Indeed, the very structure of the bidding process for WDC seems bent against accepting a bid from a city that isn’t fully committed to promoting design. “We visit the cities, we talk to people, we look at everything they’re planning to do and we have to assess the validity and the viability of the bid claims,” Breitenberg explains. “It’s not like you just put together a flashy bid and you get it; we conduct a thorough appraisal of the city’s ability to accomplish what they set out to do. I see it as being similar to an Olympic bid, where you’re looking at levels of support from the government, you’re looking at financial guarantees, vision, and also the history of the city itself.”

As Australia’s economy continues to perform well, with design seen as a growth industry, and this particular design community going from strength to strength, the time may be ripe to step into a larger role on the world’s design stage. Not a step to be taken lightly. “If this process unlocks new support for the design industry from government, and delivers programmatic funding alongside the cost of the bidding process, then this is worth considering,” says McEoin. “Without the capacity building and investment that underwrites this kind of initiative it provides limited benefit.”
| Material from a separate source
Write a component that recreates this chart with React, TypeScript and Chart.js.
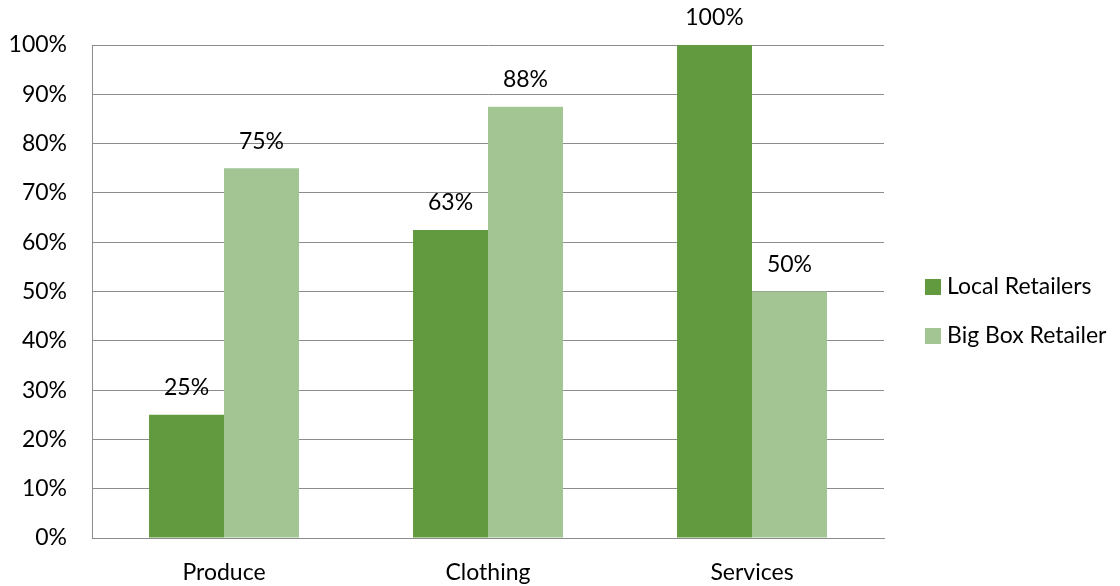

Still, beyond the branding exercise we acknowledge World Design Capital to be, the bigger idea here is that it works as a franchise in promoting a larger, more significant, design agenda for the nation that feels ready and willing. Just like any franchise or supporting body, WDC seems to bring with it a widely supported network, and perhaps a sense of authority and confidence. The one reality in all of this is that major funding for these programs requires investment on the part of our governments and the private sector collectively – as a statement of faith, if you like, in the value of design to our society, economy and nation. It is, ultimately, but one option available to us in further promoting our design industry to the rest of the world, but certainly one worth considering.